The request
Take the line containing "Convert this chart to matplotlib code.", the line containing "import matplotlib.pyplot as plt", and all lines between them, and transcribe them exactly. Leave out pictures.

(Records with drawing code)
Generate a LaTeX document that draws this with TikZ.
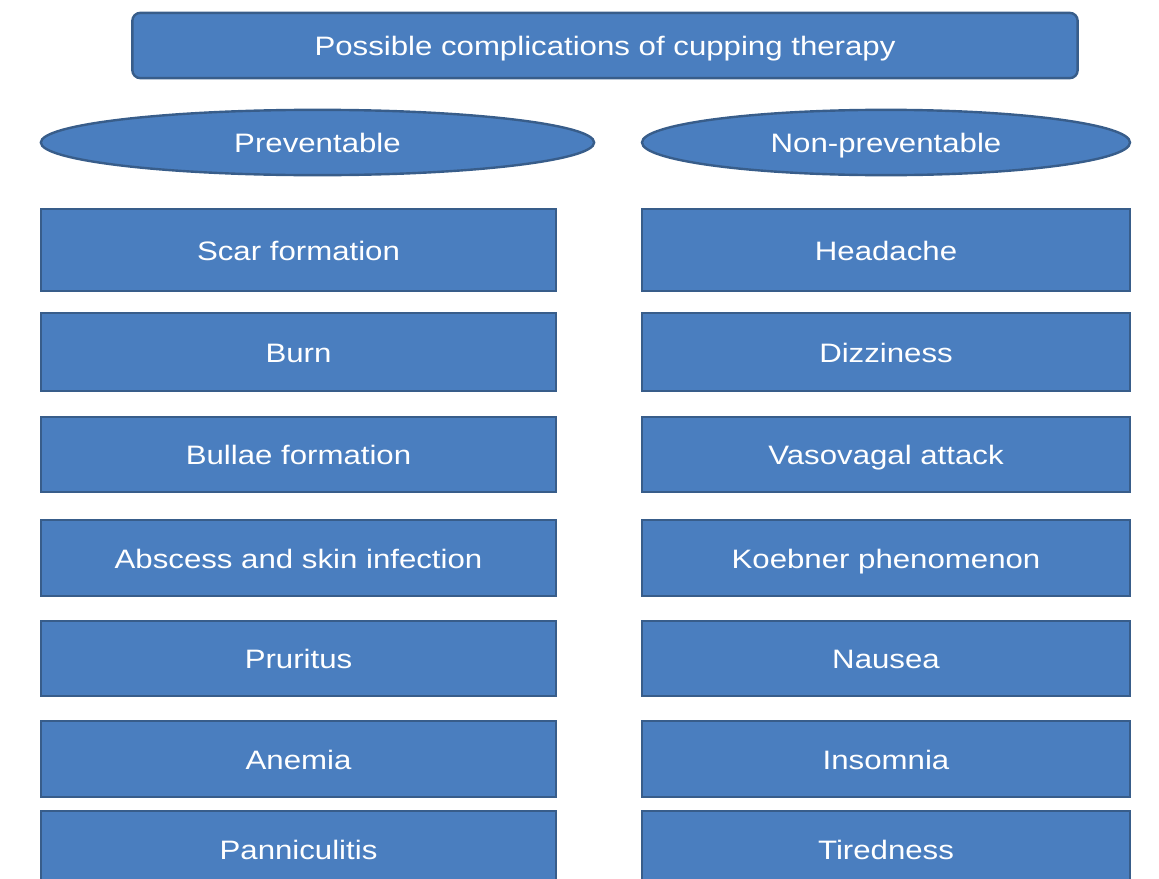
\documentclass[tikz,border=0pt]{standalone}
\usepackage{fontspec}
\newfontfamily\boxfont{Liberation Sans}[FakeStretch=1.17]
\usetikzlibrary{shapes.geometric}
\usetikzlibrary{positioning}
\definecolor{boxblue}{RGB}{74,126,191}
\definecolor{boxline}{RGB}{56,93,138}

\begin{document}
\begin{tikzpicture}[
	x=0.75pt, y=-0.75pt,
	every node/.style={font=\boxfont\fontsize{20}{24}\selectfont, text=white, inner sep=0pt,
		text height=19pt, text depth=4pt},
	shaded/.style = {draw=boxline, fill=boxblue, line width=1.8pt},
	topbox/.style = {shaded, rounded corners=6pt, minimum width=709pt, minimum height=49pt},
	group/.style = {shaded, ellipse, minimum height=49pt},
	item/.style = {shaded, rectangle, minimum height=#1}
	]
	\useasboundingbox (0,0) rectangle (1159,878);
	\clip (0,0) rectangle (1159,878);

	\node[topbox] (top) at (605,45.5) {Possible complications of cupping therapy};

	\node[group, minimum width=415pt] (prev) at (317.5,142.5) {Preventable};
	\node[group, minimum width=366pt] (nonprev) at (886,142.5) {Non-preventable};

	% the two columns, row by row
	\foreach \i/\y/\h/\a/\b in {
		1/250/61.5pt/Scar formation/Headache,
		2/352/58.5pt/Burn/Dizziness,
		3/454.5/56pt/Bullae formation/Vasovagal attack,
		4/558/57pt/Abscess and skin infection/Koebner phenomenon,
		5/658.5/56pt/Pruritus/Nausea,
		6/759/57pt/Anemia/Insomnia,
		7/849/57pt/Panniculitis/Tiredness}
	{
		\node[item=\h, minimum width=386pt] (p\i) at (298.5,\y) {\a};
		\node[item=\h, minimum width=366pt] (n\i) at (886,\y) {\b};
	}

\end{tikzpicture}
\end{document}
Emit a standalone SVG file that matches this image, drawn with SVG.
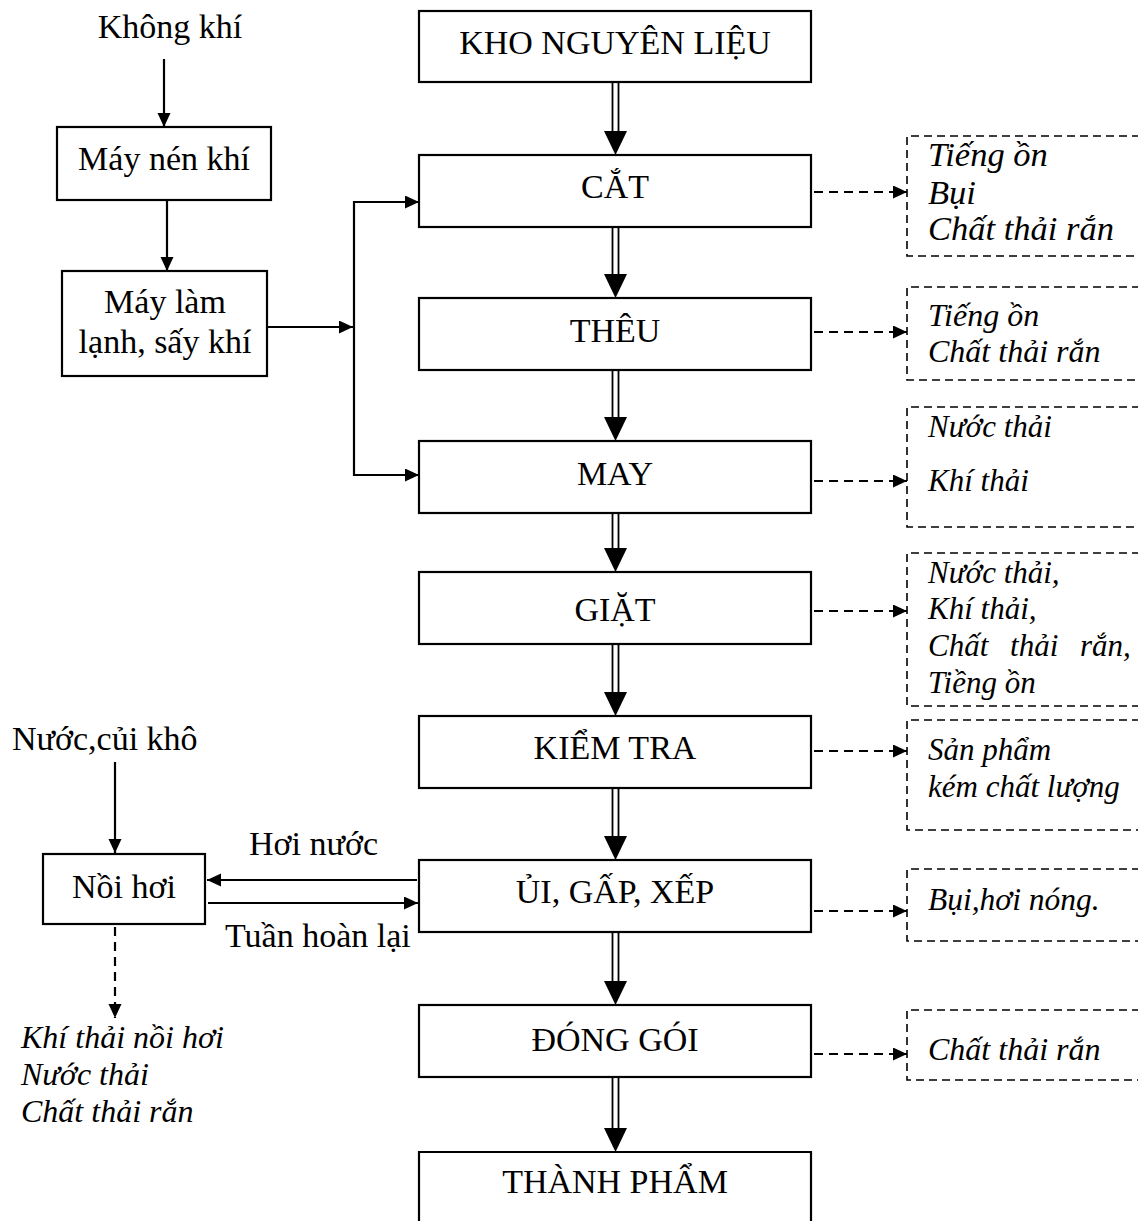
<svg xmlns="http://www.w3.org/2000/svg" width="1138" height="1221" viewBox="0 0 1138 1221">
<style>
  text { font-family: "Liberation Serif", "Times New Roman", serif; font-size: 34px; fill: #000; }
  .c { text-anchor: middle; }
  .i { font-style: italic; }
  .s32 { font-size: 32px; }
  .s31 { font-size: 31px; }
  .box { fill: #fff; stroke: #000; stroke-width: 2.2; }
  .ln { fill: none; stroke: #000; stroke-width: 2.2; }
  .dl { fill: none; stroke: #000; stroke-width: 2.2; stroke-dasharray: 9 6; }
  .db { fill: none; stroke: #000; stroke-width: 1.6; stroke-dasharray: 8 5; }
  .tw { fill: none; stroke: #000; stroke-width: 1.8; }
  .hd { fill: #000; stroke: none; }
</style>
<defs>
  <marker id="ahs" markerUnits="userSpaceOnUse" markerWidth="15" markerHeight="14" refX="14" refY="6.5" orient="auto">
    <path d="M0,0 L14,6.5 L0,13 Z" fill="#000"/>
  </marker>
</defs>

<!-- Connectors -->
<g id="connectors">
  <g id="dbl-arrows">
    <path class="tw" d="M612.5,82 V132 M618.5,82 V132"/><polygon class="hd" points="604,131 627,131 615.5,155"/>
    <path class="tw" d="M612.5,227 V275 M618.5,227 V275"/><polygon class="hd" points="604,274 627,274 615.5,298"/>
    <path class="tw" d="M612.5,370 V418 M618.5,370 V418"/><polygon class="hd" points="604,417 627,417 615.5,441"/>
    <path class="tw" d="M612.5,513 V549 M618.5,513 V549"/><polygon class="hd" points="604,548 627,548 615.5,572"/>
    <path class="tw" d="M612.5,644 V693 M618.5,644 V693"/><polygon class="hd" points="604,692 627,692 615.5,716"/>
    <path class="tw" d="M612.5,788 V837 M618.5,788 V837"/><polygon class="hd" points="604,836 627,836 615.5,860"/>
    <path class="tw" d="M612.5,932 V982 M618.5,932 V982"/><polygon class="hd" points="604,981 627,981 615.5,1005"/>
    <path class="tw" d="M612.5,1077 V1129 M618.5,1077 V1129"/><polygon class="hd" points="604,1128 627,1128 615.5,1152"/>
  </g>
  <line class="ln" x1="164" y1="59" x2="164" y2="127" marker-end="url(#ahs)"/>
  <line class="ln" x1="167" y1="200" x2="167" y2="271" marker-end="url(#ahs)"/>
  <line class="ln" x1="267" y1="327" x2="353" y2="327" marker-end="url(#ahs)"/>
  <path class="ln" d="M356,202 H354 V475 H356"/>
  <line class="ln" x1="354" y1="202" x2="419" y2="202" marker-end="url(#ahs)"/>
  <line class="ln" x1="354" y1="475" x2="419" y2="475" marker-end="url(#ahs)"/>
  <line class="ln" x1="115" y1="762" x2="115" y2="853" marker-end="url(#ahs)"/>
  <line class="ln" x1="417" y1="880" x2="207" y2="880" marker-end="url(#ahs)"/>
  <line class="ln" x1="208" y1="903" x2="418" y2="903" marker-end="url(#ahs)"/>
  <line class="dl" x1="115" y1="927" x2="115" y2="1018" marker-end="url(#ahs)"/>
  <line class="dl" x1="814" y1="192" x2="907" y2="192" marker-end="url(#ahs)"/>
  <line class="dl" x1="814" y1="332" x2="907" y2="332" marker-end="url(#ahs)"/>
  <line class="dl" x1="814" y1="481" x2="907" y2="481" marker-end="url(#ahs)"/>
  <line class="dl" x1="814" y1="611" x2="907" y2="611" marker-end="url(#ahs)"/>
  <line class="dl" x1="814" y1="751" x2="907" y2="751" marker-end="url(#ahs)"/>
  <line class="dl" x1="814" y1="911" x2="907" y2="911" marker-end="url(#ahs)"/>
  <line class="dl" x1="814" y1="1054" x2="907" y2="1054" marker-end="url(#ahs)"/>
</g>

<!-- Main process nodes -->
<g id="kho"><rect class="box" x="419" y="11" width="392" height="71"/><text class="c" x="615" y="54">KHO NGUYÊN LIỆU</text></g>
<g id="cat"><rect class="box" x="419" y="155" width="392" height="72"/><text class="c" x="615" y="198">CẮT</text></g>
<g id="theu"><rect class="box" x="419" y="298" width="392" height="72"/><text class="c" x="615" y="342">THÊU</text></g>
<g id="may"><rect class="box" x="419" y="441" width="392" height="72"/><text class="c" x="615" y="485">MAY</text></g>
<g id="giat"><rect class="box" x="419" y="572" width="392" height="72"/><text class="c" x="615" y="621">GIẶT</text></g>
<g id="kiemtra"><rect class="box" x="419" y="716" width="392" height="72"/><text class="c" x="615" y="759">KIỂM TRA</text></g>
<g id="ui"><rect class="box" x="419" y="860" width="392" height="72"/><text class="c" x="615" y="903">ỦI, GẤP, XẾP</text></g>
<g id="donggoi"><rect class="box" x="419" y="1005" width="392" height="72"/><text class="c" x="615" y="1051">ĐÓNG GÓI</text></g>
<g id="thanhpham"><path class="ln" d="M419,1225 V1152 H811 V1225"/><text class="c" x="615" y="1193">THÀNH PHẨM</text></g>

<!-- Air system -->
<g id="khongkhi"><text class="c" x="170" y="38">Không khí</text></g>
<g id="maynenkhi"><rect class="box" x="57" y="127" width="214" height="73"/><text class="c" x="164" y="170">Máy nén khí</text></g>
<g id="maylamlanh"><rect class="box" x="62" y="271" width="205" height="105"/><text class="c" x="165" y="313">Máy làm</text><text class="c" x="165" y="353">lạnh, sấy khí</text></g>

<!-- Boiler system -->
<g id="nuoccui"><text x="12" y="750">Nước,củi khô</text></g>
<g id="noihoi"><rect class="box" x="43" y="854" width="162" height="70"/><text class="c" x="124" y="898">Nồi hơi</text></g>
<g id="lbl-hoinuoc"><text x="249" y="855">Hơi nước</text></g>
<g id="lbl-tuanhoan"><text x="225" y="947">Tuần hoàn lại</text></g>
<g id="khithai-noihoi"><text class="i s32" x="21" y="1048">Khí thải nồi hơi</text><text class="i s32" x="21" y="1085">Nước thải</text><text class="i s32" x="21" y="1122">Chất thải rắn</text></g>

<!-- Emission nodes -->
<g id="em-cat"><path class="db" d="M1140,136 H907 V256 H1140"/><text class="i" x="928" y="166" style="font-size:34.5px">Tiếng ồn</text><text class="i" x="928" y="204" style="font-size:34.5px">Bụi</text><text class="i" x="928" y="240" style="font-size:34.5px">Chất thải rắn</text></g>
<g id="em-theu"><path class="db" d="M1140,287 H907 V380 H1140"/><text class="i s32" x="928" y="326">Tiếng ồn</text><text class="i s32" x="928" y="362">Chất thải rắn</text></g>
<g id="em-may"><path class="db" d="M1140,407 H907 V527 H1140"/><text class="i s31" x="928" y="437">Nước thải</text><text class="i s31" x="928" y="491">Khí thải</text></g>
<g id="em-giat"><path class="db" d="M1140,553 H907 V706 H1140"/><text class="i s31" x="928" y="583">Nước thải,</text><text class="i s31" x="928" y="619">Khí thải,</text><text class="i s31" x="928" y="656" style="word-spacing:14px">Chất thải rắn,</text><text class="i s31" x="928" y="693">Tiềng ồn</text></g>
<g id="em-kiemtra"><path class="db" d="M1140,720 H907 V830 H1140"/><text class="i s31" x="928" y="760">Sản phẩm</text><text class="i s31" x="928" y="797">kém chất lượng</text></g>
<g id="em-ui"><path class="db" d="M1140,869 H907 V941 H1140"/><text class="i" x="928" y="910" style="font-size:31.5px">Bụi,hơi nóng.</text></g>
<g id="em-donggoi"><path class="db" d="M1140,1010 H907 V1080 H1140"/><text class="i s32" x="928" y="1060">Chất thải rắn</text></g>
</svg>
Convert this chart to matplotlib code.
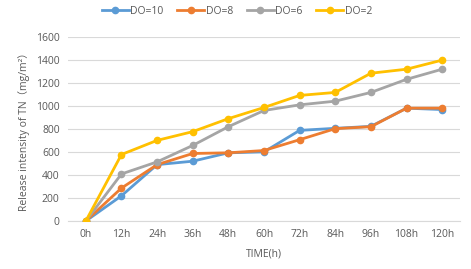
import matplotlib
matplotlib.use("Agg")
import matplotlib.pyplot as plt

categories = ["0h", "12h", "24h", "36h", "48h", "60h", "72h", "84h", "96h", "108h", "120h"]
do10 = [0, 219, 490, 520, 593, 601, 788, 806, 823, 981, 969]
do8 = [0, 286, 490, 587, 593, 613, 707, 803, 820, 981, 981]
do6 = [0, 409, 514, 657, 820, 961, 1010, 1042, 1118, 1232, 1320]
do2 = [0, 578, 701, 777, 890, 987, 1092, 1118, 1285, 1320, 1399]
series_names = ["DO=10", "DO=8", "DO=6", "DO=2"]
yticks = [0, 200, 400, 600, 800, 1000, 1200, 1400, 1600]

colors = ["#5B9BD5", "#ED7D31", "#A5A5A5", "#FFC000"]
txt = "#595959"
plt.rcParams['font.family'] = ['Open Sans', 'DejaVu Sans']

fig = plt.figure(figsize=(4.71, 2.69), dpi=100)
ax = fig.add_axes([68/471, 48/269, 392/471, 184/269])
x = list(range(len(categories)))
for vals, name, c in zip([do10, do8, do6, do2], series_names, colors):
    ax.plot(x, vals, color=c, lw=2.0, marker='o', ms=4.5, label=name,
            solid_joinstyle='round', zorder=3)

ax.set_xlim(-0.5, len(categories) - 0.5)
ax.set_ylim(0, 1600)
ax.set_yticks(yticks)
ax.set_xticks(x)
ax.set_xticklabels(categories)
ax.grid(axis='y', color='#D9D9D9', lw=0.8, zorder=0)
ax.set_axisbelow(True)
for s in ['top', 'right', 'left']:
    ax.spines[s].set_visible(False)
ax.spines['bottom'].set_color('#D9D9D9')
ax.spines['bottom'].set_linewidth(0.8)
ax.tick_params(length=0, labelsize=7.5, colors=txt, pad=6)
ax.set_xlabel("TIME(h)", fontsize=7.5, color=txt, labelpad=6)
ax.set_ylabel("Release intensity of TN（mg/m²）", fontsize=7.5, color=txt,
              family=['Open Sans', 'Noto Sans CJK SC', 'DejaVu Sans'], labelpad=4)
leg = fig.legend(loc='center', bbox_to_anchor=(237/471, 1 - 11/269), ncol=4,
                 frameon=False, fontsize=7.5, handlelength=2.6, columnspacing=1.3,
                 handletextpad=0.15)
for t in leg.get_texts():
    t.set_color(txt)
fig.savefig("out.png", dpi=100)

Solution to this task
Convert this chart to matplotlib code.
import matplotlib
matplotlib.use("Agg")
import matplotlib.pyplot as plt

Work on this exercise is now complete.